### STORED DATA ###

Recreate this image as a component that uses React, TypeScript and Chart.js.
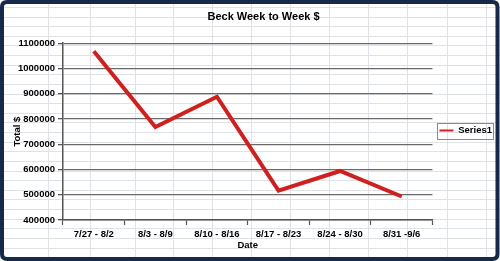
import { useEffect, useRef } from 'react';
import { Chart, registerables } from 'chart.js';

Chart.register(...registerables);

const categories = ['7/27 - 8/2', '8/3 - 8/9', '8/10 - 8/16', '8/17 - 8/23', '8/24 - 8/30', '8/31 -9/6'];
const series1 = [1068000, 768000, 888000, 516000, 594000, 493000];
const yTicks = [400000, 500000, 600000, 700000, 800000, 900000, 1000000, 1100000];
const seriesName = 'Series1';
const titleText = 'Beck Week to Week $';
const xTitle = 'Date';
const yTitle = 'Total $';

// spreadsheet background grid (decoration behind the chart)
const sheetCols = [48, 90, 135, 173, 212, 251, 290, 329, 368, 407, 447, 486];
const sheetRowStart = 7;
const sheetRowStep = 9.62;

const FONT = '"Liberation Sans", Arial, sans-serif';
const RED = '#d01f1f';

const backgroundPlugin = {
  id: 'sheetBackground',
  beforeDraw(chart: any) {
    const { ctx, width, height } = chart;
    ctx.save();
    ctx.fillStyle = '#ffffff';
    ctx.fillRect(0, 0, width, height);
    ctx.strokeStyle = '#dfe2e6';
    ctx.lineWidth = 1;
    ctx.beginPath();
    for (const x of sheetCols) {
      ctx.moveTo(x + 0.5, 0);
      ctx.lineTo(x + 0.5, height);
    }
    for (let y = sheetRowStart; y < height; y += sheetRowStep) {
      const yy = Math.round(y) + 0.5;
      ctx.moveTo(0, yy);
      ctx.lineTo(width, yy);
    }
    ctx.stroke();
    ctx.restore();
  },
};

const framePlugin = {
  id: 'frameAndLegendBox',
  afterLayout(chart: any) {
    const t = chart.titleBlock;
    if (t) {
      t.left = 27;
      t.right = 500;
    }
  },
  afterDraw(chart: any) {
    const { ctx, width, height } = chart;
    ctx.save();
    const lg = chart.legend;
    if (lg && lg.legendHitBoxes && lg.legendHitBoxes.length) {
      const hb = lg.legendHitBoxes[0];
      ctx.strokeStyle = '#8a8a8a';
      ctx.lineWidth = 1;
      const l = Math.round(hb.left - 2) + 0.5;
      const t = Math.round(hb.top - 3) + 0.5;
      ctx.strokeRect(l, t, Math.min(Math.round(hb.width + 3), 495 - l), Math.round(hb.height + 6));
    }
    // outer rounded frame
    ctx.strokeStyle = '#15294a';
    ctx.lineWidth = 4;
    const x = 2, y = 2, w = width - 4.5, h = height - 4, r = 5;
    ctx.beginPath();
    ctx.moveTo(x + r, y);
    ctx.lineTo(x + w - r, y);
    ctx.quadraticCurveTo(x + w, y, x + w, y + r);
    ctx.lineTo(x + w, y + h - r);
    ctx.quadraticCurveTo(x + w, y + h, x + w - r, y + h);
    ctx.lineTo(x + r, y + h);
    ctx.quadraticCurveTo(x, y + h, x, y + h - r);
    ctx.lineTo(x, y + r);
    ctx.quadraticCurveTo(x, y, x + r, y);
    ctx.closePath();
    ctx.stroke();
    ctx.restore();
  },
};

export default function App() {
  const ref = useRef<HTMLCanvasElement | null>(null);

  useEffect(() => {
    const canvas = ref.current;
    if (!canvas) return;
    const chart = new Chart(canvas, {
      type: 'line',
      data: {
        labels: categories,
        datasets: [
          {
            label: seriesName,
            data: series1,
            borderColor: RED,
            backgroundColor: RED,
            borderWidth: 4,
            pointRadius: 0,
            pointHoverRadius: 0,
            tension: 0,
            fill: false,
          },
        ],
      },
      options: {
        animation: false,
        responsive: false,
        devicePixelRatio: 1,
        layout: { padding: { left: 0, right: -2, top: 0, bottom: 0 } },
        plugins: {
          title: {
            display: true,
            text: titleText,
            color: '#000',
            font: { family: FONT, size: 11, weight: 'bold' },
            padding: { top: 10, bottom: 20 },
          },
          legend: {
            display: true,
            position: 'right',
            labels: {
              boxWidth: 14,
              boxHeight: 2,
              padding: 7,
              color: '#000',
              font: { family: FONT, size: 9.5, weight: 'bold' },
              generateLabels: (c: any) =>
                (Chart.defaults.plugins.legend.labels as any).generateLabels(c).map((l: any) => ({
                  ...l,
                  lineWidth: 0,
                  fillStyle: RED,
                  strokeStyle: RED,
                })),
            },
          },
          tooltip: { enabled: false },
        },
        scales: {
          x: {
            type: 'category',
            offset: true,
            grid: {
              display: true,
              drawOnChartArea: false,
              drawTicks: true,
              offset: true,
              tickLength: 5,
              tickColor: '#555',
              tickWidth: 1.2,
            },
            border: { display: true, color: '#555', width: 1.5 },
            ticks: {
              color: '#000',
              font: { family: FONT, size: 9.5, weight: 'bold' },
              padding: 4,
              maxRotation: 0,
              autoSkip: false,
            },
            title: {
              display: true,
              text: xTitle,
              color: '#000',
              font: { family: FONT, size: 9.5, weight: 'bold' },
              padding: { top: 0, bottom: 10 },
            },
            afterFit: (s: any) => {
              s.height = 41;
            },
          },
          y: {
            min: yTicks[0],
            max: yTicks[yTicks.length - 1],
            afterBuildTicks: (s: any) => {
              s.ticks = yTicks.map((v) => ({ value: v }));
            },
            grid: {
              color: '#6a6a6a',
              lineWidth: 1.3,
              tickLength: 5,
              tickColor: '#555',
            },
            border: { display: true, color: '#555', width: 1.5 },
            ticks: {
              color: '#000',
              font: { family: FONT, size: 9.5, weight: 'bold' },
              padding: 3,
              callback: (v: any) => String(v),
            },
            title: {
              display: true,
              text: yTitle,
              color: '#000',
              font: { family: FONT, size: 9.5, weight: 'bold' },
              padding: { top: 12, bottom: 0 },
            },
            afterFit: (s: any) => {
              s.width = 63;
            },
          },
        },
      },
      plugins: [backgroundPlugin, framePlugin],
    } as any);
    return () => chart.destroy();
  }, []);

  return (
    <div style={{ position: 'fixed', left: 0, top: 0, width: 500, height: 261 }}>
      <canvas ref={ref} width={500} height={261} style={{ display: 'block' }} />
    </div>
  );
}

###

Reproduce the full listing faithfully, but do not carry over any pictures.

#### PROBLEM SOLUTION:
Recreate this image as a component that uses React, TypeScript and Chart.js.
import { useEffect, useRef } from 'react';
import { Chart, registerables } from 'chart.js';

Chart.register(...registerables);

const categories = ['7/27 - 8/2', '8/3 - 8/9', '8/10 - 8/16', '8/17 - 8/23', '8/24 - 8/30', '8/31 -9/6'];
const series1 = [1068000, 768000, 888000, 516000, 594000, 493000];
const yTicks = [400000, 500000, 600000, 700000, 800000, 900000, 1000000, 1100000];
const seriesName = 'Series1';
const titleText = 'Beck Week to Week $';
const xTitle = 'Date';
const yTitle = 'Total $';

// spreadsheet background grid (decoration behind the chart)
const sheetCols = [48, 90, 135, 173, 212, 251, 290, 329, 368, 407, 447, 486];
const sheetRowStart = 7;
const sheetRowStep = 9.62;

const FONT = '"Liberation Sans", Arial, sans-serif';
const RED = '#d01f1f';

const backgroundPlugin = {
  id: 'sheetBackground',
  beforeDraw(chart: any) {
    const { ctx, width, height } = chart;
    ctx.save();
    ctx.fillStyle = '#ffffff';
    ctx.fillRect(0, 0, width, height);
    ctx.strokeStyle = '#dfe2e6';
    ctx.lineWidth = 1;
    ctx.beginPath();
    for (const x of sheetCols) {
      ctx.moveTo(x + 0.5, 0);
      ctx.lineTo(x + 0.5, height);
    }
    for (let y = sheetRowStart; y < height; y += sheetRowStep) {
      const yy = Math.round(y) + 0.5;
      ctx.moveTo(0, yy);
      ctx.lineTo(width, yy);
    }
    ctx.stroke();
    ctx.restore();
  },
};

const framePlugin = {
  id: 'frameAndLegendBox',
  afterLayout(chart: any) {
    const t = chart.titleBlock;
    if (t) {
      t.left = 27;
      t.right = 500;
    }
  },
  afterDraw(chart: any) {
    const { ctx, width, height } = chart;
    ctx.save();
    const lg = chart.legend;
    if (lg && lg.legendHitBoxes && lg.legendHitBoxes.length) {
      const hb = lg.legendHitBoxes[0];
      ctx.strokeStyle = '#8a8a8a';
      ctx.lineWidth = 1;
      const l = Math.round(hb.left - 2) + 0.5;
      const t = Math.round(hb.top - 3) + 0.5;
      ctx.strokeRect(l, t, Math.min(Math.round(hb.width + 3), 495 - l), Math.round(hb.height + 6));
    }
    // outer rounded frame
    ctx.strokeStyle = '#15294a';
    ctx.lineWidth = 4;
    const x = 2, y = 2, w = width - 4.5, h = height - 4, r = 5;
    ctx.beginPath();
    ctx.moveTo(x + r, y);
    ctx.lineTo(x + w - r, y);
    ctx.quadraticCurveTo(x + w, y, x + w, y + r);
    ctx.lineTo(x + w, y + h - r);
    ctx.quadraticCurveTo(x + w, y + h, x + w - r, y + h);
    ctx.lineTo(x + r, y + h);
    ctx.quadraticCurveTo(x, y + h, x, y + h - r);
    ctx.lineTo(x, y + r);
    ctx.quadraticCurveTo(x, y, x + r, y);
    ctx.closePath();
    ctx.stroke();
    ctx.restore();
  },
};

export default function App() {
  const ref = useRef<HTMLCanvasElement | null>(null);

  useEffect(() => {
    const canvas = ref.current;
    if (!canvas) return;
    const chart = new Chart(canvas, {
      type: 'line',
      data: {
        labels: categories,
        datasets: [
          {
            label: seriesName,
            data: series1,
            borderColor: RED,
            backgroundColor: RED,
            borderWidth: 4,
            pointRadius: 0,
            pointHoverRadius: 0,
            tension: 0,
            fill: false,
          },
        ],
      },
      options: {
        animation: false,
        responsive: false,
        devicePixelRatio: 1,
        layout: { padding: { left: 0, right: -2, top: 0, bottom: 0 } },
        plugins: {
          title: {
            display: true,
            text: titleText,
            color: '#000',
            font: { family: FONT, size: 11, weight: 'bold' },
            padding: { top: 10, bottom: 20 },
          },
          legend: {
            display: true,
            position: 'right',
            labels: {
              boxWidth: 14,
              boxHeight: 2,
              padding: 7,
              color: '#000',
              font: { family: FONT, size: 9.5, weight: 'bold' },
              generateLabels: (c: any) =>
                (Chart.defaults.plugins.legend.labels as any).generateLabels(c).map((l: any) => ({
                  ...l,
                  lineWidth: 0,
                  fillStyle: RED,
                  strokeStyle: RED,
                })),
            },
          },
          tooltip: { enabled: false },
        },
        scales: {
          x: {
            type: 'category',
            offset: true,
            grid: {
              display: true,
              drawOnChartArea: false,
              drawTicks: true,
              offset: true,
              tickLength: 5,
              tickColor: '#555',
              tickWidth: 1.2,
            },
            border: { display: true, color: '#555', width: 1.5 },
            ticks: {
              color: '#000',
              font: { family: FONT, size: 9.5, weight: 'bold' },
              padding: 4,
              maxRotation: 0,
              autoSkip: false,
            },
            title: {
              display: true,
              text: xTitle,
              color: '#000',
              font: { family: FONT, size: 9.5, weight: 'bold' },
              padding: { top: 0, bottom: 10 },
            },
            afterFit: (s: any) => {
              s.height = 41;
            },
          },
          y: {
            min: yTicks[0],
            max: yTicks[yTicks.length - 1],
            afterBuildTicks: (s: any) => {
              s.ticks = yTicks.map((v) => ({ value: v }));
            },
            grid: {
              color: '#6a6a6a',
              lineWidth: 1.3,
              tickLength: 5,
              tickColor: '#555',
            },
            border: { display: true, color: '#555', width: 1.5 },
            ticks: {
              color: '#000',
              font: { family: FONT, size: 9.5, weight: 'bold' },
              padding: 3,
              callback: (v: any) => String(v),
            },
            title: {
              display: true,
              text: yTitle,
              color: '#000',
              font: { family: FONT, size: 9.5, weight: 'bold' },
              padding: { top: 12, bottom: 0 },
            },
            afterFit: (s: any) => {
              s.width = 63;
            },
          },
        },
      },
      plugins: [backgroundPlugin, framePlugin],
    } as any);
    return () => chart.destroy();
  }, []);

  return (
    <div style={{ position: 'fixed', left: 0, top: 0, width: 500, height: 261 }}>
      <canvas ref={ref} width={500} height={261} style={{ display: 'block' }} />
    </div>
  );
}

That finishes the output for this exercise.